The petition was proposed on October by the CCC, the Ecoceanos Center, the National Confederation of Artesanal Fisherman and 15 more Latin American NGOs. Since then more than 90 conservation and tourism groups locally and overseas supported the initiative.
It asked Ms. Bachelet to issue a presidential decree proclaiming the nation's sea territory and exclusive economic zone a whale sanctuary, even making its waters off limits to scientific and commercial hunting operations.
Chilean Environment Minister Elsa Cabrera explained, "Chile has the responsibility to send a strong political signal to the international community regarding its commitment to the conservation and non-lethal use of these marine mammals by calling Chile's waters a whale sanctuary."
It will even go beyond Iceland's stop to commercial whale hunting on August. The Reyjavik directive still allowed a quota of 30 minke whales and 9 fins, although there was no market even for the 7 minkes and 7 fin whales caught due to lack of contamination test results on the whale meat.

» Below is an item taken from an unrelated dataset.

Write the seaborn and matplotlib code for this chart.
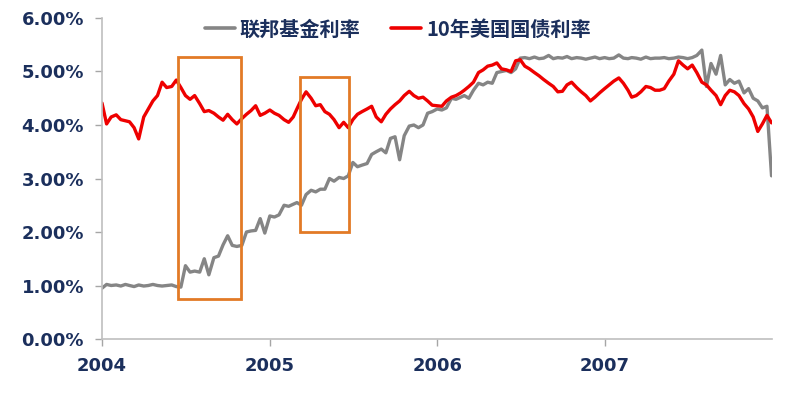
import matplotlib
matplotlib.use("Agg")
import matplotlib.pyplot as plt
import matplotlib.dates as mdates
from matplotlib.patches import Rectangle
import seaborn as sns
import pandas as pd

# ---- data (3 observations per month: 1st, 11th, 21st, plus 2007-12-31) ----
years = [2004, 2005, 2006, 2007]
days = [1, 11, 21]

fed_funds_2004 = [0.95, 1.02, 1.00, 1.01, 0.99, 1.02, 1.00, 0.98, 1.01, 0.99, 1.00, 1.02,
                  1.00, 0.99, 1.00, 1.01, 0.98, 0.97, 1.37, 1.25, 1.27, 1.25, 1.50, 1.20,
                  1.52, 1.55, 1.76, 1.93, 1.75, 1.73, 1.75, 2.00, 2.02, 2.03, 2.25, 1.98]
fed_funds_2005 = [2.30, 2.28, 2.32, 2.50, 2.48, 2.52, 2.55, 2.50, 2.70, 2.78, 2.75, 2.80,
                  2.80, 3.00, 2.95, 3.02, 3.00, 3.05, 3.30, 3.22, 3.25, 3.28, 3.45, 3.50,
                  3.55, 3.48, 3.75, 3.78, 3.35, 3.80, 3.98, 4.00, 3.95, 4.00, 4.22, 4.25]
fed_funds_2006 = [4.30, 4.28, 4.32, 4.50, 4.48, 4.52, 4.55, 4.50, 4.65, 4.78, 4.75, 4.80,
                  4.78, 4.98, 5.00, 5.02, 4.98, 5.05, 5.25, 5.26, 5.24, 5.27, 5.24, 5.25,
                  5.30, 5.24, 5.26, 5.25, 5.28, 5.24, 5.26, 5.25, 5.23, 5.25, 5.27, 5.24]
fed_funds_2007 = [5.26, 5.24, 5.25, 5.31, 5.25, 5.24, 5.26, 5.25, 5.23, 5.27, 5.24, 5.25,
                  5.25, 5.26, 5.24, 5.25, 5.27, 5.26, 5.24, 5.26, 5.30, 5.40, 4.72, 5.15,
                  4.95, 5.30, 4.75, 4.85, 4.78, 4.82, 4.60, 4.68, 4.50, 4.45, 4.32, 4.35]
fed_funds_end = [3.05]

treasury_2004 = [4.41, 4.02, 4.15, 4.19, 4.10, 4.08, 4.06, 3.95, 3.74, 4.15, 4.30, 4.45,
                 4.55, 4.80, 4.70, 4.72, 4.84, 4.70, 4.55, 4.48, 4.55, 4.40, 4.25, 4.27,
                 4.22, 4.15, 4.09, 4.20, 4.10, 4.02, 4.12, 4.20, 4.27, 4.36, 4.18, 4.22]
treasury_2005 = [4.28, 4.22, 4.18, 4.10, 4.05, 4.15, 4.30, 4.48, 4.62, 4.50, 4.36, 4.38,
                 4.25, 4.20, 4.10, 3.95, 4.05, 3.95, 4.10, 4.20, 4.25, 4.30, 4.35, 4.15,
                 4.06, 4.20, 4.30, 4.38, 4.45, 4.55, 4.63, 4.55, 4.50, 4.52, 4.45, 4.37]
treasury_2006 = [4.36, 4.35, 4.45, 4.52, 4.55, 4.60, 4.65, 4.72, 4.80, 4.98, 5.03, 5.10,
                 5.12, 5.16, 5.05, 5.03, 5.00, 5.20, 5.22, 5.10, 5.05, 4.98, 4.92, 4.85,
                 4.78, 4.72, 4.62, 4.63, 4.75, 4.80, 4.70, 4.62, 4.55, 4.45, 4.52, 4.60]
treasury_2007 = [4.68, 4.75, 4.82, 4.88, 4.78, 4.65, 4.52, 4.55, 4.62, 4.72, 4.70, 4.65,
                 4.65, 4.68, 4.82, 4.95, 5.20, 5.12, 5.05, 5.12, 4.98, 4.80, 4.75, 4.65,
                 4.55, 4.38, 4.55, 4.65, 4.62, 4.55, 4.40, 4.30, 4.15, 3.88, 4.02, 4.18]
treasury_end = [4.04]

series_names = ["联邦基金利率", "10年美国国债利率"]
year_tick_labels = ["2004", "2005", "2006", "2007"]

# ---- assemble ----
dates = [pd.Timestamp(y, m, d) for y in years for m in range(1, 13) for d in days]
dates.append(pd.Timestamp(2007, 12, 31))
fed = fed_funds_2004 + fed_funds_2005 + fed_funds_2006 + fed_funds_2007 + fed_funds_end
tsy = treasury_2004 + treasury_2005 + treasury_2006 + treasury_2007 + treasury_end

df = pd.DataFrame({
    "date": dates * 2,
    "rate": fed + tsy,
    "series": [series_names[0]] * len(fed) + [series_names[1]] * len(tsy),
})

sns.set_theme(style="white")
plt.rcParams["font.family"] = ["DejaVu Sans"]

navy = "#1B2F5C"
fig = plt.figure(figsize=(8, 3.93), dpi=100)
ax = fig.add_axes([0.1275, 0.1374, 0.8375, 0.8168])

sns.lineplot(data=df, x="date", y="rate", hue="series",
             palette={series_names[0]: "#858585", series_names[1]: "#EE0000"},
             linewidth=2.4, ax=ax, legend=True, estimator=None)

# highlight boxes
box_color = "#E27A26"
boxes = [(pd.Timestamp(2004, 6, 15), pd.Timestamp(2004, 10, 30), 0.75, 5.28),
         (pd.Timestamp(2005, 3, 7), pd.Timestamp(2005, 6, 22), 2.00, 4.90)]
for x0, x1, y0, y1 in boxes:
    a, b = mdates.date2num(x0), mdates.date2num(x1)
    ax.add_patch(Rectangle((a, y0), b - a, y1 - y0, fill=False,
                           edgecolor=box_color, linewidth=2.0, zorder=5))

ax.set_xlim(pd.Timestamp(2004, 1, 1), pd.Timestamp(2008, 1, 1))
ax.set_ylim(0, 6)
ax.set_yticks([0, 1, 2, 3, 4, 5, 6])
ax.set_yticklabels([f"{v:.2f}%" for v in range(7)])
ax.set_xticks([pd.Timestamp(int(y), 1, 1) for y in year_tick_labels])
ax.set_xticklabels(year_tick_labels)
ax.set_xlabel("")
ax.set_ylabel("")

for lab in ax.get_xticklabels() + ax.get_yticklabels():
    lab.set_fontweight("bold")
    lab.set_fontsize(13)
    lab.set_color(navy)

for side in ["top", "right"]:
    ax.spines[side].set_visible(False)
for side in ["left", "bottom"]:
    ax.spines[side].set_color("#BFBFBF")
    ax.spines[side].set_linewidth(1.2)
ax.tick_params(axis="both", which="both", direction="out", length=5,
               width=1, color="#A6A6A6", left=True, bottom=True)
ax.tick_params(axis="y", pad=8)
ax.tick_params(axis="x", pad=8)

handles, labels = ax.get_legend_handles_labels()
leg = ax.legend(handles, labels, loc="center left", bbox_to_anchor=(0.153, 0.966),
                ncol=2, frameon=False, handlelength=1.5, handletextpad=0.25,
                columnspacing=1.5, borderaxespad=0, borderpad=0,
                prop={"family": ["Noto Sans CJK SC", "DejaVu Sans"],
                      "weight": "bold", "size": 14.5})
for t in leg.get_texts():
    t.set_color(navy)
for h in leg.get_lines():
    h.set_linewidth(2.6)

fig.savefig("out.png", dpi=100, facecolor="white")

But the bigger push for environmentalists' proposal to make the entire country a whale sanctuary was Japan's persistence to continue whale hunting in Antarctic, Australian and New Zealand waters. Japan has a target harvest of 1,035 whales made up of 50 fin whales, 50 humpback whales and 935 minke whales, on the pretext of using the species for research.
Supporters are targeting the passage of the law before the 60th yearly meeting of the International Whaling Commission on June 2008 in Chile.